--- START Raw data ---

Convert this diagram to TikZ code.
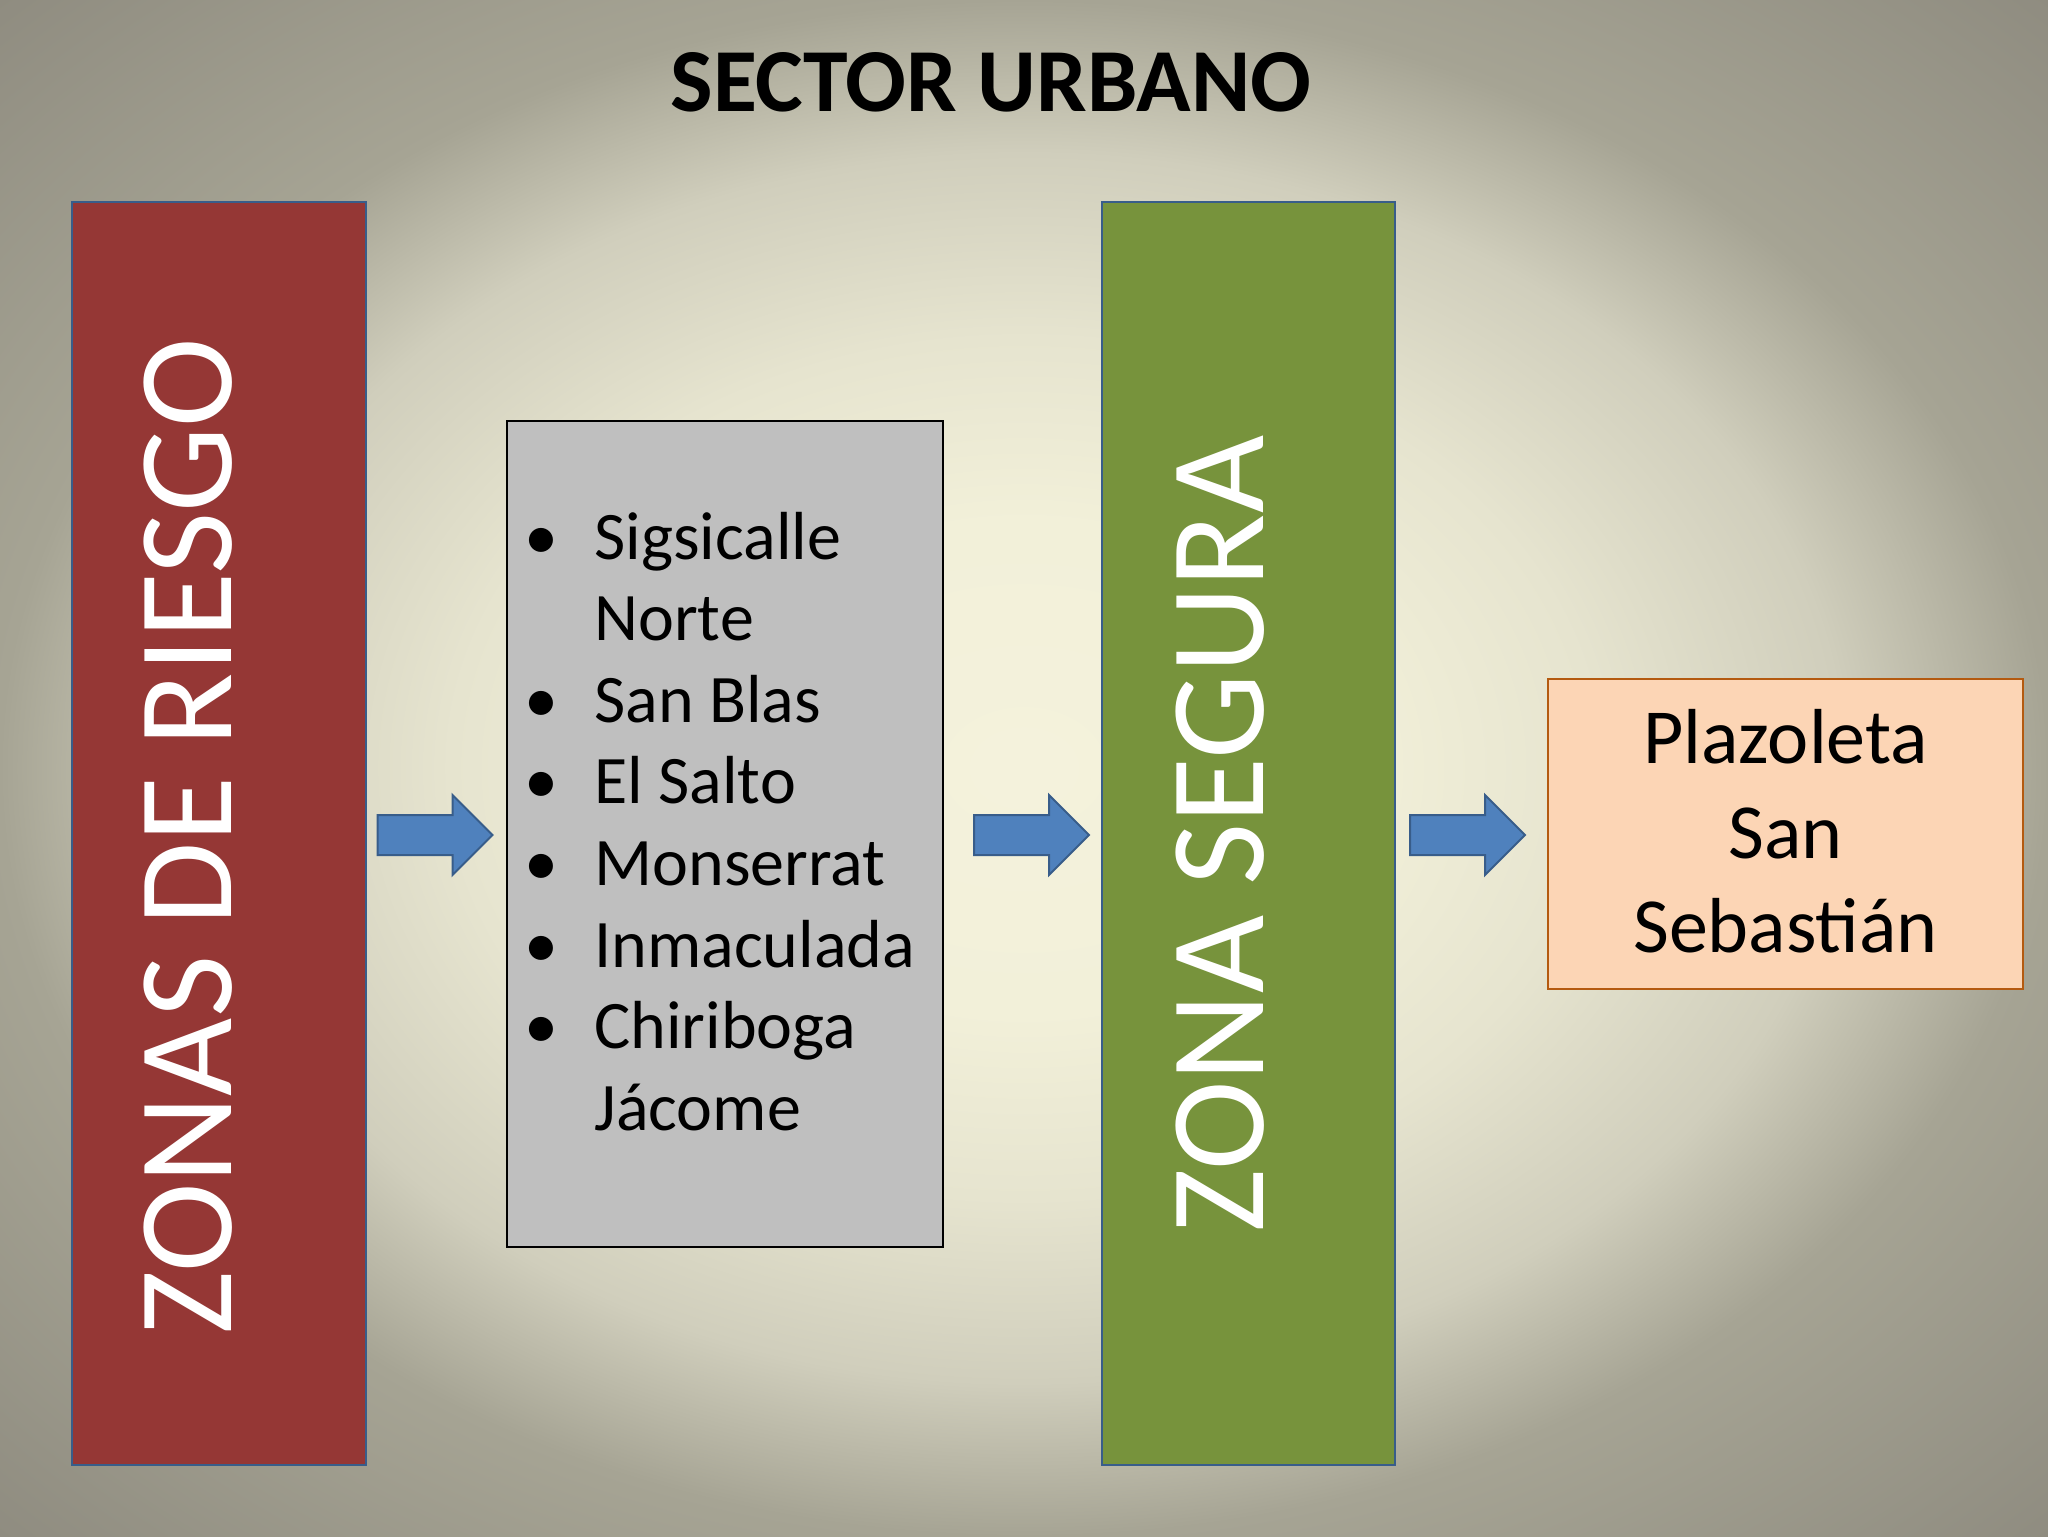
\documentclass[tikz,border=0pt]{standalone}
\usepackage{fontspec}
\setmainfont{Carlito}
\usetikzlibrary{shapes.arrows}
\definecolor{bgcentre}{HTML}{F4F2DC}
\definecolor{bginner}{HTML}{F2F0D9}
\definecolor{bglight}{HTML}{E6E4CF}
\definecolor{bgmid}{HTML}{D0CEBC}
\definecolor{bgedge}{HTML}{A6A494}
\definecolor{bgcorner}{HTML}{8F8C80}
\definecolor{riesgored}{HTML}{953735}
\definecolor{seguragreen}{HTML}{77933C}
\definecolor{boxline}{HTML}{385D8A}
\definecolor{listgray}{HTML}{BFBFBF}
\definecolor{plazafill}{HTML}{FCD5B5}
\definecolor{plazaline}{HTML}{B45A10}
\definecolor{arrowblue}{HTML}{4F81BD}
\pgfdeclareradialshading{slidebg}{\pgfpoint{0bp}{0bp}}{color(0bp)=(bgcentre); color(8bp)=(bginner); color(14bp)=(bglight); color(20bp)=(bgmid); color(25bp)=(bgedge); color(35.4bp)=(bgcorner); color(50bp)=(bgcorner)}
\begin{document}
\begin{tikzpicture}[x=0.5pt,y=-0.5pt,
		zonebox/.style={draw=boxline,line width=1pt,inner sep=0pt},
		zonetext/.style={rotate=90,anchor=base,inner sep=0pt,text=white,font=\fontsize{67.5}{80}\selectfont},
		blockarrow/.style={single arrow,draw=boxline,fill=arrowblue,line width=1pt,inner xsep=0pt,inner ysep=9.5pt,
			minimum height=57.5pt,minimum width=39pt,single arrow head extend=10pt},
		itemtext/.style={anchor=base west,inner sep=0pt,font=\fontsize{34}{41}\selectfont},
		itemdot/.style={anchor=base,inner sep=0pt,font=\fontsize{34}{41}\selectfont},
		plazatext/.style={anchor=base,inner sep=0pt,font=\fontsize{39}{47}\selectfont}]
	\useasboundingbox (0,0) rectangle (2048,1536);
	\shade[shading=slidebg] (0,0) rectangle (2048,1536);
	\node[anchor=base,inner sep=0pt,font=\bfseries\fontsize{45}{54}\selectfont] (titulo) at (991,112) {SECTOR URBANO};
	% columnas
	\node[zonebox,fill=riesgored,minimum width=147pt,minimum height=631.5pt] (riesgo) at (219,833.5) {};
	\node[zonetext] (riesgotxt) at (231,836) {ZONAS DE RIESGO};
	\node[draw=black,line width=1.2pt,fill=listgray,inner sep=0pt,minimum width=218pt,minimum height=413pt] (barrios) at (725,834) {};
	\node[zonebox,fill=seguragreen,minimum width=146.5pt,minimum height=631.5pt] (segura) at (1248.5,833.5) {};
	\node[zonetext] (seguratxt) at (1263,834) {ZONA SEGURA};
	\node[draw=plazaline,line width=1.2pt,fill=plazafill,inner sep=0pt,minimum width=237.5pt,minimum height=155pt] (plaza) at (1785.5,834) {};
	% flechas
	\node[blockarrow] (flechaA) at (425,835) {};
	\node[blockarrow] (flechaB) at (1021.5,835) {};
	\node[blockarrow] (flechaC) at (1457.5,835) {};
	% barrios
	\foreach \y/\txt [count=\i] in {559/Sigsicalle,640.6/Norte,722.2/San Blas,803.8/El Salto,885.4/Monserrat,967/Inmaculada,1048.6/Chiriboga,1130.2/Jácome}
		\node[itemtext] (item\i) at (594,\y) {\txt};
	\foreach \y [count=\i] in {559,722.2,803.8,885.4,967,1048.6}
		\node[itemdot] (dot\i) at (541,\y) {•};
	% destino
	\node[plazatext] (plazaA) at (1785.5,763) {Plazoleta};
	\node[plazatext] (plazaB) at (1785.5,858) {San};
	\node[plazatext] (plazaC) at (1785.5,952) {Sebastián};
\end{tikzpicture}
\end{document}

--- END Raw data ---

▶ **What you should do**: Make an exact reproduction of the listing above, without any pictures.

▶ **Result of this task**:
Convert this diagram to TikZ code.
\documentclass[tikz,border=0pt]{standalone}
\usepackage{fontspec}
\setmainfont{Carlito}
\usetikzlibrary{shapes.arrows}
\definecolor{bgcentre}{HTML}{F4F2DC}
\definecolor{bginner}{HTML}{F2F0D9}
\definecolor{bglight}{HTML}{E6E4CF}
\definecolor{bgmid}{HTML}{D0CEBC}
\definecolor{bgedge}{HTML}{A6A494}
\definecolor{bgcorner}{HTML}{8F8C80}
\definecolor{riesgored}{HTML}{953735}
\definecolor{seguragreen}{HTML}{77933C}
\definecolor{boxline}{HTML}{385D8A}
\definecolor{listgray}{HTML}{BFBFBF}
\definecolor{plazafill}{HTML}{FCD5B5}
\definecolor{plazaline}{HTML}{B45A10}
\definecolor{arrowblue}{HTML}{4F81BD}
\pgfdeclareradialshading{slidebg}{\pgfpoint{0bp}{0bp}}{color(0bp)=(bgcentre); color(8bp)=(bginner); color(14bp)=(bglight); color(20bp)=(bgmid); color(25bp)=(bgedge); color(35.4bp)=(bgcorner); color(50bp)=(bgcorner)}
\begin{document}
\begin{tikzpicture}[x=0.5pt,y=-0.5pt,
		zonebox/.style={draw=boxline,line width=1pt,inner sep=0pt},
		zonetext/.style={rotate=90,anchor=base,inner sep=0pt,text=white,font=\fontsize{67.5}{80}\selectfont},
		blockarrow/.style={single arrow,draw=boxline,fill=arrowblue,line width=1pt,inner xsep=0pt,inner ysep=9.5pt,
			minimum height=57.5pt,minimum width=39pt,single arrow head extend=10pt},
		itemtext/.style={anchor=base west,inner sep=0pt,font=\fontsize{34}{41}\selectfont},
		itemdot/.style={anchor=base,inner sep=0pt,font=\fontsize{34}{41}\selectfont},
		plazatext/.style={anchor=base,inner sep=0pt,font=\fontsize{39}{47}\selectfont}]
	\useasboundingbox (0,0) rectangle (2048,1536);
	\shade[shading=slidebg] (0,0) rectangle (2048,1536);
	\node[anchor=base,inner sep=0pt,font=\bfseries\fontsize{45}{54}\selectfont] (titulo) at (991,112) {SECTOR URBANO};
	% columnas
	\node[zonebox,fill=riesgored,minimum width=147pt,minimum height=631.5pt] (riesgo) at (219,833.5) {};
	\node[zonetext] (riesgotxt) at (231,836) {ZONAS DE RIESGO};
	\node[draw=black,line width=1.2pt,fill=listgray,inner sep=0pt,minimum width=218pt,minimum height=413pt] (barrios) at (725,834) {};
	\node[zonebox,fill=seguragreen,minimum width=146.5pt,minimum height=631.5pt] (segura) at (1248.5,833.5) {};
	\node[zonetext] (seguratxt) at (1263,834) {ZONA SEGURA};
	\node[draw=plazaline,line width=1.2pt,fill=plazafill,inner sep=0pt,minimum width=237.5pt,minimum height=155pt] (plaza) at (1785.5,834) {};
	% flechas
	\node[blockarrow] (flechaA) at (425,835) {};
	\node[blockarrow] (flechaB) at (1021.5,835) {};
	\node[blockarrow] (flechaC) at (1457.5,835) {};
	% barrios
	\foreach \y/\txt [count=\i] in {559/Sigsicalle,640.6/Norte,722.2/San Blas,803.8/El Salto,885.4/Monserrat,967/Inmaculada,1048.6/Chiriboga,1130.2/Jácome}
		\node[itemtext] (item\i) at (594,\y) {\txt};
	\foreach \y [count=\i] in {559,722.2,803.8,885.4,967,1048.6}
		\node[itemdot] (dot\i) at (541,\y) {•};
	% destino
	\node[plazatext] (plazaA) at (1785.5,763) {Plazoleta};
	\node[plazatext] (plazaB) at (1785.5,858) {San};
	\node[plazatext] (plazaC) at (1785.5,952) {Sebastián};
\end{tikzpicture}
\end{document}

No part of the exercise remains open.